Wednesday 20 May 2009

Bank of England: no sign of paddle in creek yet

Bank of England: no sign of paddle in creek yet

One issue that has struck me throughout the financial crisis (i.e. since August 2007) is the relative ineptness of policy and control of the economy.

The Bank of England and FSA did not see the disaster coming, when it did happen they did not know what to do. then they sort of said sorry, then they did something, now they are doing more.

Yet 'doing something' has turned out to be a path aiming to take us back to 2007, i.e. the peak of the asset bubble. To achieve this they are trying to buy assets through Quantitative Easing and hloding interest rates low to stimulate lending.

All of this has huge potential to stir up another asset bubble the next few years. At least this time I will know what is about to happen and can plan accordingly.

However, the BOE's statement of last week was quite breathtaking. In it, they said they saw updside and downside risks to their current strategy. In effect, they don't know what will happen, but they are trying anyway, following Friedman's ideas of Monetary policy.

This is a truly bad state of affairs as it seems to me that the Government is trying Keynes, the BOE Freidman. One of them will be wrong and that will cause another economic catastrophe.

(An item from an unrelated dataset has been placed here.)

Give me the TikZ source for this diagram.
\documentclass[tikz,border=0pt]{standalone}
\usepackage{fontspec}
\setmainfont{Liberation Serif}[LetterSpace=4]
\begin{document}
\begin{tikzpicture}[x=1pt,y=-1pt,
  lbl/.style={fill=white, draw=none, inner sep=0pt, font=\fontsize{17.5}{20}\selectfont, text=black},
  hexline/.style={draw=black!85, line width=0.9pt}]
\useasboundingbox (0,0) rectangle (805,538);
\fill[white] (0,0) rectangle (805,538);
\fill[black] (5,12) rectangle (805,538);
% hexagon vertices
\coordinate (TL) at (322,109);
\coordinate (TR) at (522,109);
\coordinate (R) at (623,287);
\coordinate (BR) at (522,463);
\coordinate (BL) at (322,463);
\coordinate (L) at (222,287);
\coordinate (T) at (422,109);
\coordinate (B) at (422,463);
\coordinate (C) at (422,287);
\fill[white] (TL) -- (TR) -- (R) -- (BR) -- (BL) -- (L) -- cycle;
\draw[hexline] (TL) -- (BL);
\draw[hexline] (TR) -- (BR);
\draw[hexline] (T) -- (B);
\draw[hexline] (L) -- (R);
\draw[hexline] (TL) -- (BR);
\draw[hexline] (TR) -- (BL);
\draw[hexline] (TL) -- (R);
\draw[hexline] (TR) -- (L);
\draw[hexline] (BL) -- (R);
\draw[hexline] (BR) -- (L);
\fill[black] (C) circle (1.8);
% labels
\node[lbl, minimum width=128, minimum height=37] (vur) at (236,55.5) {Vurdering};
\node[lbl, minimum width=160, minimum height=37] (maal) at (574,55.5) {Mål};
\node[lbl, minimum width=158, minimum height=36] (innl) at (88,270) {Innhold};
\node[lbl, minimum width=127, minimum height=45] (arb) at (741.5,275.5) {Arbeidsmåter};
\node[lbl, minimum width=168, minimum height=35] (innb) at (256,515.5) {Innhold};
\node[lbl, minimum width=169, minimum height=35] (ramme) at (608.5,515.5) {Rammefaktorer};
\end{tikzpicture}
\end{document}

If the BOE is right, then we avoid a 1930's depression and merely get 'Lost' decade. If the Government are right, we get a depression and huge deficits. Yeesh.

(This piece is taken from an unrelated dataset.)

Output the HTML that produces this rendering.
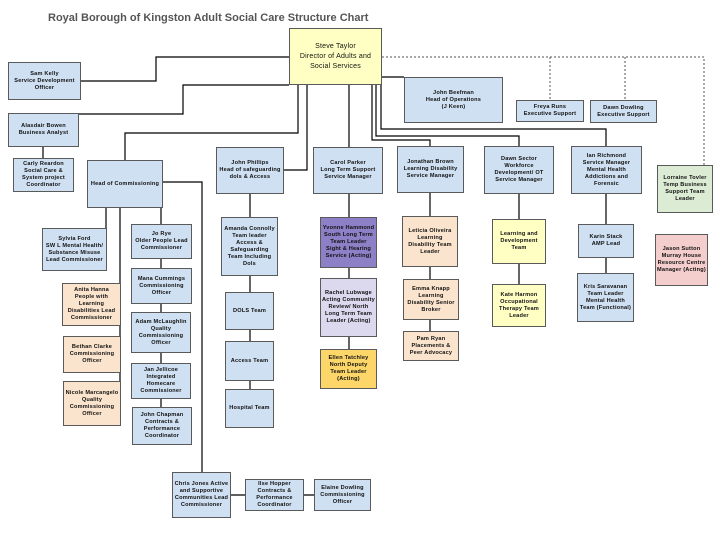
<!DOCTYPE html>
<html><head><meta charset="utf-8"><style>
body{margin:0;width:720px;height:540px;background:#fff;position:relative;overflow:hidden;font-family:"Liberation Sans",sans-serif}
.b{position:absolute;box-sizing:border-box;border:1px solid #5a5a5a;background:#cfe0f2;display:flex;align-items:center;justify-content:center;text-align:center;font-size:5.6px;line-height:7px;color:#111;font-weight:bold;letter-spacing:0.2px;padding:1px}
.y{background:#ffffc4}.p{background:#fbe4cd}.g{background:#dcebd4}.k{background:#f4cdcd}.v{background:#8d80c6}.l{background:#dcd8ee}.o{background:#fcd668}
svg{position:absolute;left:0;top:0}
h1{position:absolute;left:48px;top:12px;margin:0;font-size:11px;color:#555;font-weight:bold}
</style></head><body>
<svg width="720" height="540" stroke="#000" stroke-width="1.2" fill="none">
<path d="M289 57H156V81H81"/>
<path d="M289 85H183V114H79"/>
<path d="M43 147V158"/>
<path d="M298 85V133H125V160"/>
<path d="M307 85V170H284"/>
<path d="M349 85V147"/>
<path d="M382 77H404"/>
<path d="M372 85V140H430V146"/>
<path d="M376 85V136H519V146"/>
<path d="M381 85V129H606V146"/>
<path d="M163 182H202V472"/>
<path d="M106 208V228"/>
<path d="M120 208V403"/>
<path d="M161 208V407"/>
<path d="M250 194V389"/>
<path d="M349 194V349"/>
<path d="M430 193V331"/>
<path d="M519 194V284"/>
<path d="M606 194V273"/>
<path d="M231 495H314"/>
<path stroke="#555" stroke-width="1" stroke-dasharray="2,2" d="M382 57H704V165M550 57V100M625 57V100"/>
</svg>
<h1>Royal Borough of Kingston Adult Social Care Structure Chart</h1>
<div class="b y" style="left:289px;top:28px;width:93px;height:57px;font-size:7px;line-height:10px;font-weight:normal">Steve Taylor<br>Director of Adults and Social Services</div>
<div class="b" style="left:8px;top:62px;width:73px;height:38px">Sam Kelly<br>Service Development Officer</div>
<div class="b" style="left:404px;top:77px;width:99px;height:46px">John Beefman<br>Head of Operations<br>(J Keen)</div>
<div class="b" style="left:516px;top:100px;width:68px;height:22px">Freya Runs<br>Executive Support</div>
<div class="b" style="left:590px;top:100px;width:67px;height:23px">Dawn Dowling<br>Executive Support</div>
<div class="b" style="left:8px;top:113px;width:71px;height:34px">Alasdair Bowen<br>Business Analyst</div>
<div class="b" style="left:13px;top:158px;width:61px;height:34px">Carly Reardon Social Care &amp; System project Coordinator</div>
<div class="b" style="left:87px;top:160px;width:76px;height:48px">Head of Commissioning</div>
<div class="b" style="left:216px;top:147px;width:68px;height:47px">John Phillips<br>Head of safeguarding dols &amp; Access</div>
<div class="b" style="left:313px;top:147px;width:70px;height:47px">Carol Parker<br>Long Term Support Service Manager</div>
<div class="b" style="left:397px;top:146px;width:67px;height:47px">Jonathan Brown<br>Learning Disability Service Manager</div>
<div class="b" style="left:484px;top:146px;width:70px;height:48px">Dawn Sector<br>Workforce Development/ OT Service Manager</div>
<div class="b" style="left:571px;top:146px;width:71px;height:48px">Ian Richmond<br>Service Manager Mental Health Addictions and Forensic</div>
<div class="b g" style="left:657px;top:165px;width:56px;height:48px">Lorraine Tovler Temp Business Support Team Leader</div>
<div class="b" style="left:42px;top:228px;width:65px;height:43px">Sylvia Ford<br>SW L Mental Health/ Substance Misuse Lead Commissioner</div>
<div class="b p" style="left:62px;top:283px;width:59px;height:43px">Anita Hanna<br>People with Learning Disabilities Lead Commissioner</div>
<div class="b p" style="left:63px;top:336px;width:58px;height:37px">Bethan Clarke Commissioning Officer</div>
<div class="b p" style="left:63px;top:381px;width:58px;height:45px">Nicole Marcangelo Quality Commissioning Officer</div>
<div class="b" style="left:131px;top:224px;width:61px;height:35px">Jo Rye<br>Older People Lead Commissioner</div>
<div class="b" style="left:131px;top:268px;width:61px;height:36px">Mana Cummings Commissioning Officer</div>
<div class="b" style="left:131px;top:312px;width:60px;height:41px">Adam McLaughlin Quality Commissioning Officer</div>
<div class="b" style="left:131px;top:363px;width:60px;height:36px">Jan Jellicoe Integrated Homecare Commissioner</div>
<div class="b" style="left:132px;top:407px;width:60px;height:38px">John Chapman Contracts &amp; Performance Coordinator</div>
<div class="b" style="left:221px;top:217px;width:57px;height:59px">Amanda Connolly Team leader Access &amp; Safeguarding Team Including Dols</div>
<div class="b" style="left:225px;top:292px;width:49px;height:38px">DOLS Team</div>
<div class="b" style="left:225px;top:341px;width:49px;height:40px">Access Team</div>
<div class="b" style="left:225px;top:389px;width:49px;height:39px">Hospital Team</div>
<div class="b v" style="left:320px;top:217px;width:57px;height:51px">Yvonne Hammond South Long Term Team Leader Sight &amp; Hearing Service (Acting)</div>
<div class="b l" style="left:320px;top:278px;width:57px;height:59px">Rachel Lubwage Acting Community Review/ North Long Term Team Leader (Acting)</div>
<div class="b o" style="left:320px;top:349px;width:57px;height:40px">Ellen Tatchley North Deputy Team Leader (Acting)</div>
<div class="b p" style="left:402px;top:216px;width:56px;height:51px">Leticia Oliveira Learning Disability Team Leader</div>
<div class="b p" style="left:403px;top:279px;width:56px;height:41px">Emma Knapp Learning Disability Senior Broker</div>
<div class="b p" style="left:403px;top:331px;width:56px;height:30px">Pam Ryan Placements &amp; Peer Advocacy</div>
<div class="b y" style="left:492px;top:219px;width:54px;height:45px">Learning and Development Team</div>
<div class="b y" style="left:492px;top:284px;width:54px;height:43px">Kate Harmon Occupational Therapy Team Leader</div>
<div class="b" style="left:578px;top:224px;width:56px;height:34px">Karin Stack<br>AMP Lead</div>
<div class="b" style="left:577px;top:273px;width:57px;height:49px">Kris Saravanan Team Leader Mental Health Team (Functional)</div>
<div class="b k" style="left:655px;top:234px;width:53px;height:52px">Jason Sutton Murray House Resource Centre Manager (Acting)</div>
<div class="b" style="left:172px;top:472px;width:59px;height:46px">Chris Jones Active and Supportive Communities Lead Commissioner</div>
<div class="b" style="left:245px;top:479px;width:59px;height:32px">Ilse Hopper Contracts &amp; Performance Coordinator</div>
<div class="b" style="left:314px;top:479px;width:57px;height:32px">Elaine Dowling Commissioning Officer</div>
</body></html>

Roll on 2020. Glad I am still on the beach!


Mark Wadsworth said...

As somebody else once said "We are up Shit Creek without a paddle, a lifejacket or even a boat"I'm not sure what makes you think the BoE are being 'Monetarist', they are splurging the cash around, aren't they?

Thud said...

A lost decade...I've had a couple alraedy and can't afford any more.

Electro-Kevin said...
This comment has been removed by the author.
Electro-Kevin said...

When this bubble happens will people be able to sell their houses and move to other countries with huge amounts of capital like they did during the last one ?

Southerngent said...

I hope so electro, am well on my way to gettin Aus visa and from what i see the houses are moving again.
Just a shame sterling is so far down. anyone with a crystal ball - tell me when the pounds gonna bounce back...plz....Aud doesnt seem to be having much of a banking crisis

Electro-Kevin said...

That's my point, Southerngent.

What will the new house boom be worth in terms of currency exchange ?

Stringy said...

oh dear

Anonymous said...

Problem is that the BoE isn't really that independent. Government borrowing limits are not set by the BoE as they are by the ECB, for instance. They are set by government. So if the government is hell bent on introducing measures that make a mess of the economy the BoE only has one lever to pull to try and compensate for this mess. Also, the BoE targets for making less of a mess are set by government. Since the BoE has a growth target (which the ECB does not), it must attempt to stimulate growth by pulling on the one lever it has - lower interest rates. Since that is not working due to the amount of debt already being unsustainable the remaining solution is to write off a large proportion of the debt in the system by simply printing money.

Fact is the BoE is about as independent of Gordon Brown as a PC is independent from its operator.